A group of scammers hacked and hijacked a verified Twitter account and cloned it to look exactly like Telegram CEO, Pavel Durov’s, to propagate their scheme in the early hours of Saturday, 28th of April.
Here’s what happened;
On 29th of April, under Pavel Durov’s official handle, the CEO of Telegram, tweeted to his 1.52M followers about a cluster over-heating issue that Telegram was facing and how that would affect their European users.
Massive overheating in one of the Telegram server clusters may cause some connection issues for European users within the next couple of hours. Apologies for the inconvenience – the problem is being solved.
— Pavel Durov (@durov) April 28, 2018
The tweet was straightforward and informative but managed to catch the eye of a group of scamsters. Who then hacked into and hijacked a fairly unknown Swedish band’s verified Twitter account, cloned it to look like Durov’s and commented on the thread that in return for their support the company was giving away BTC and ETH.

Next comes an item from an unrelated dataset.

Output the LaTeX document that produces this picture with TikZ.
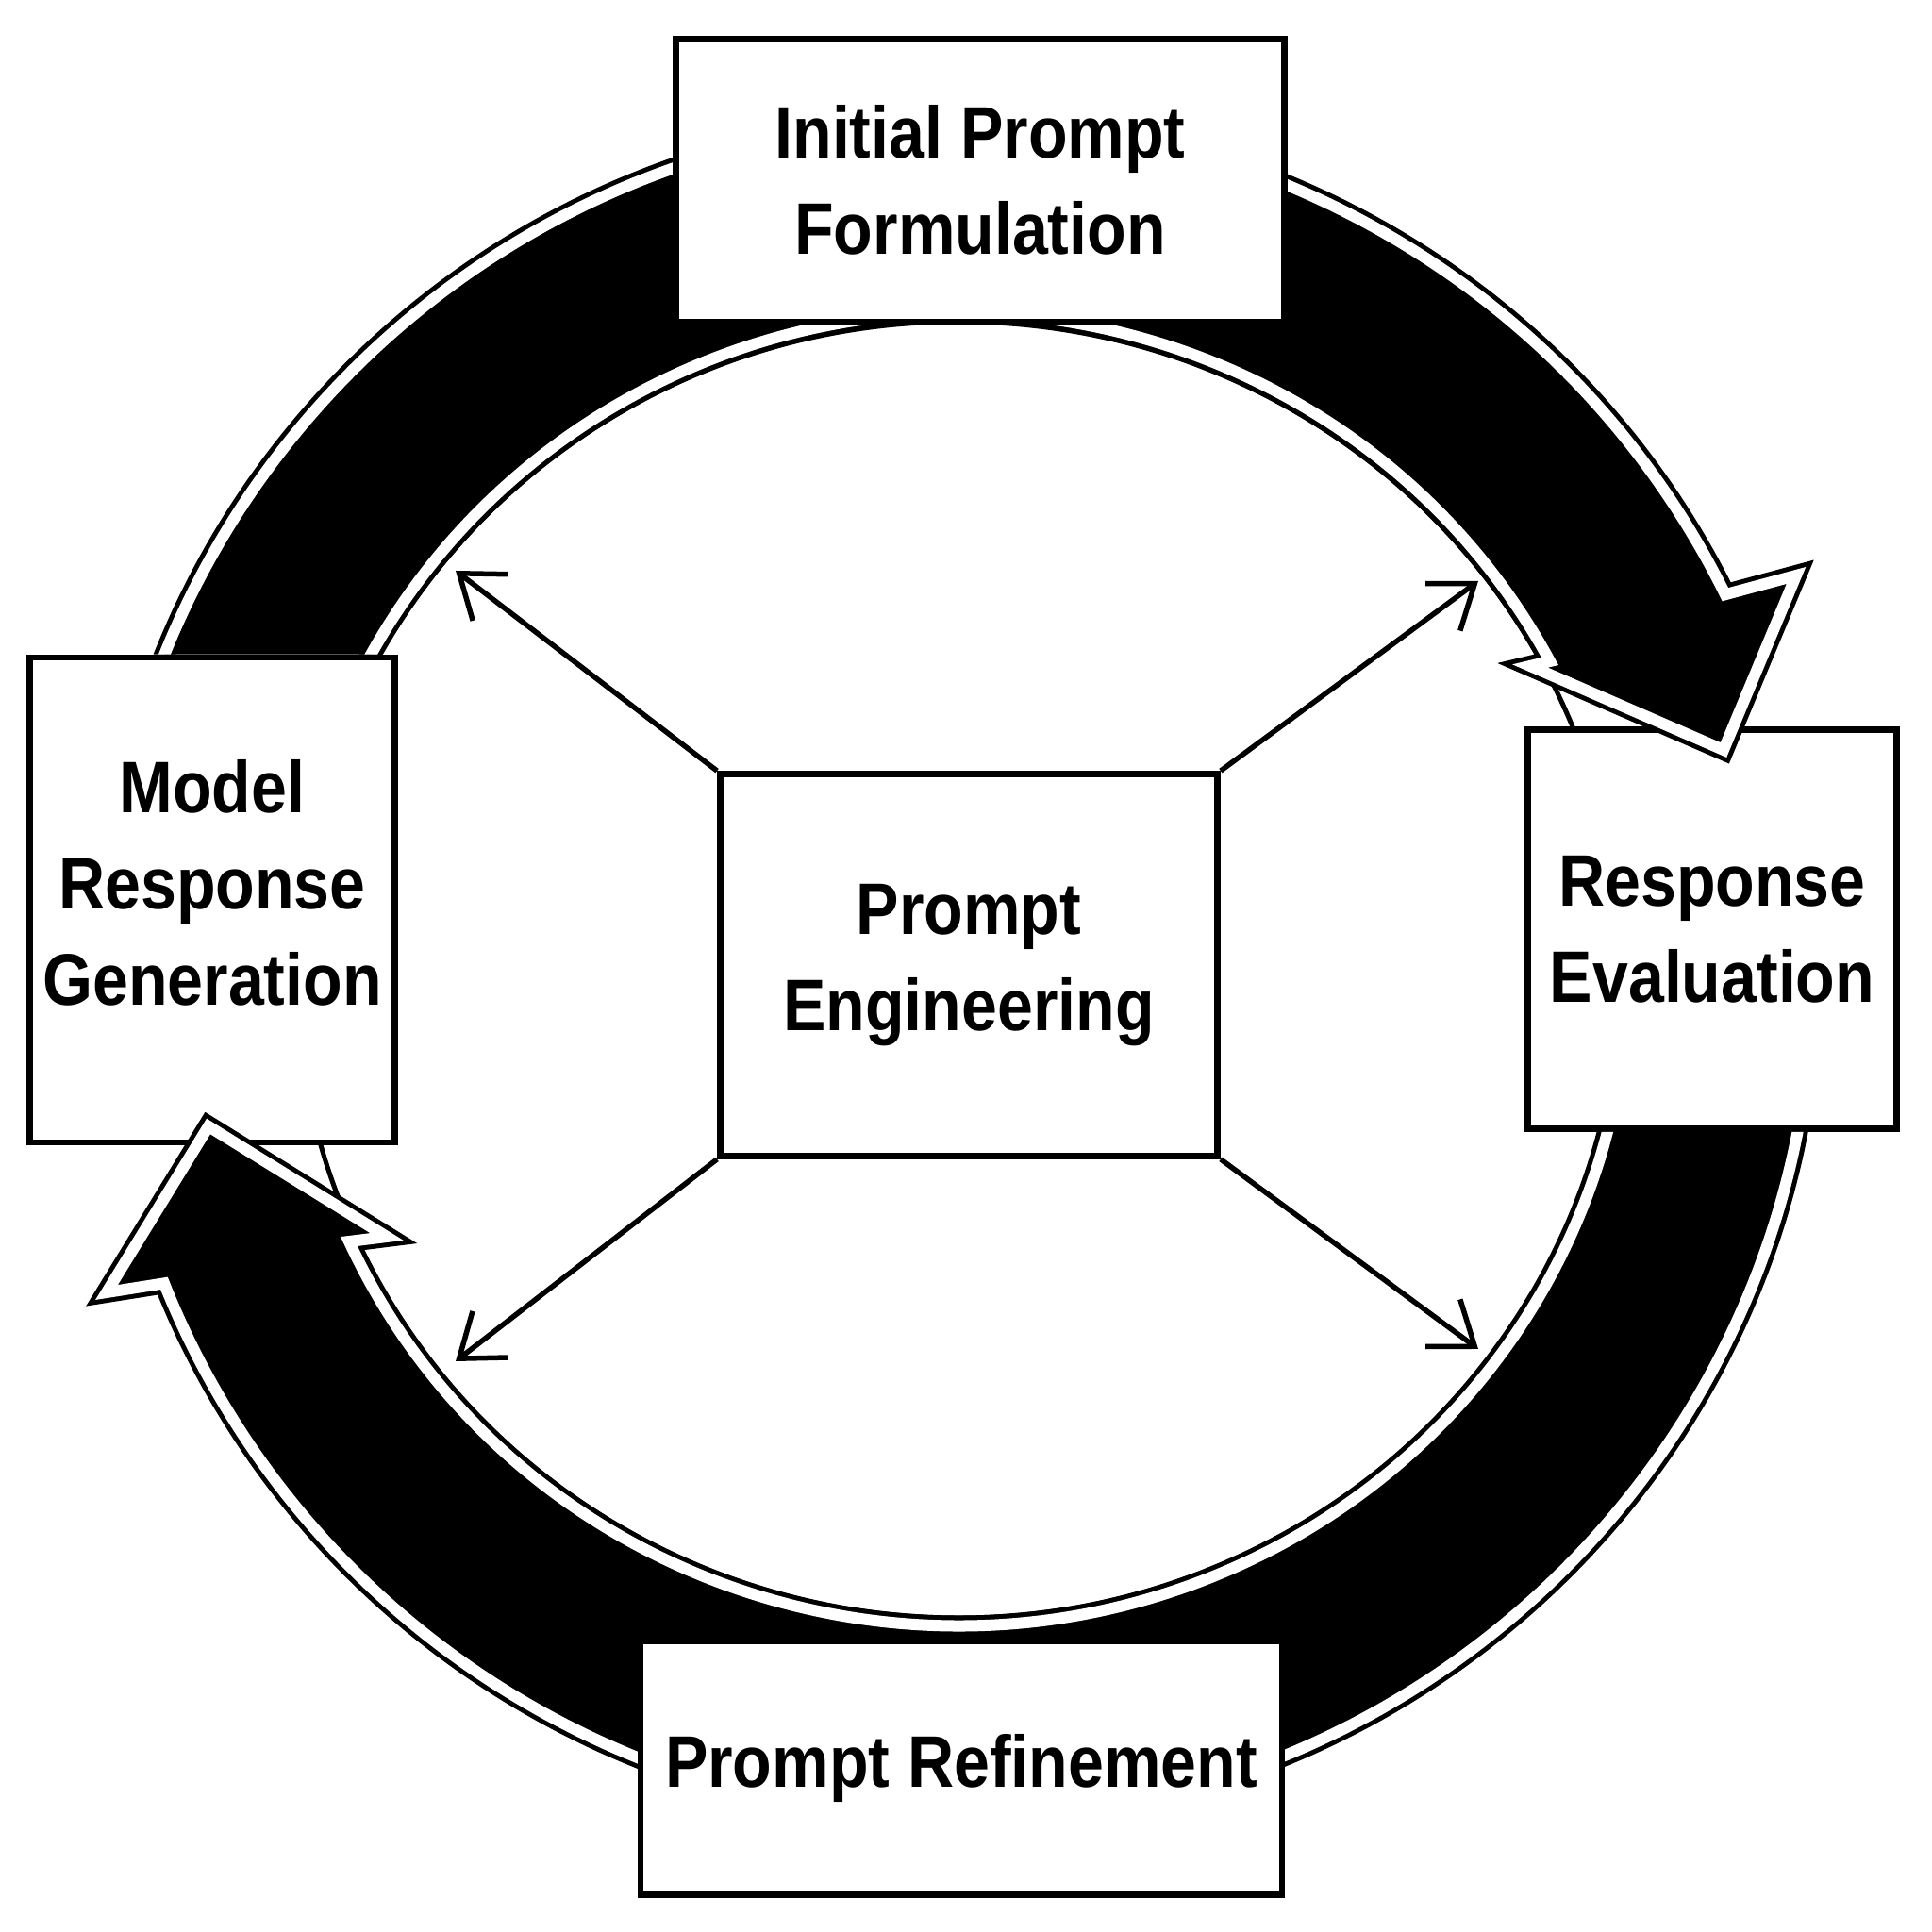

The account that the scamsters chose to hijack was a verified account and the rationale behind it was most definitely to leverage the credibility that a Twitter verified account has to make their ‘giveaway’ seem legit.
The scam giveaway was offering a pot of 1000 BTC and 5000 ETH in exchange for their support to Telegram during their server crisis. The announcement contained two links that were supposedly linking to the wallet in which they were stored.
While most of Durov’s real account’s followers were quick to call the scam out on the thread itself, a handful of people did fall into the trap and cumulatively ended up losing 1 BTC.
Following the expose of the scam, there is a lot of concern over how a verified Twitter account could be hacked, hijacked and used to propagate such scams. However, it appears that the account was not hacked solely for this purpose, but has been compromised for a while now. The last time something about music was posted on the band’s page was 3rd of April and since there are only retweets of crypto market’s bigwigs.
Incidentally, this is not Pavel Durov and Telegram’s first bad experience with scammers on Twitter. Sometime back a scamster managed to convince people, as Durov, to give away their crypto assets and syphoned off funds to the tune of $60,000 in ETH. However, the reason this particular hijack is surprising and unique is that this is the first time a scam has been propagated through a Twitter verified account.
The entire world is on Twitter and Twitter is the home to all big announcements worldwide and across industries. So it is no surprise that the world’s scamsters and frauds are on it too. It is for the users to understand that some things are just too good to be true and learn how not to interact with such schemes.
Many followers of famous and influential people fall prey to scams such as this because of the handle name alone and this is just one more in a million that have already happened in the past.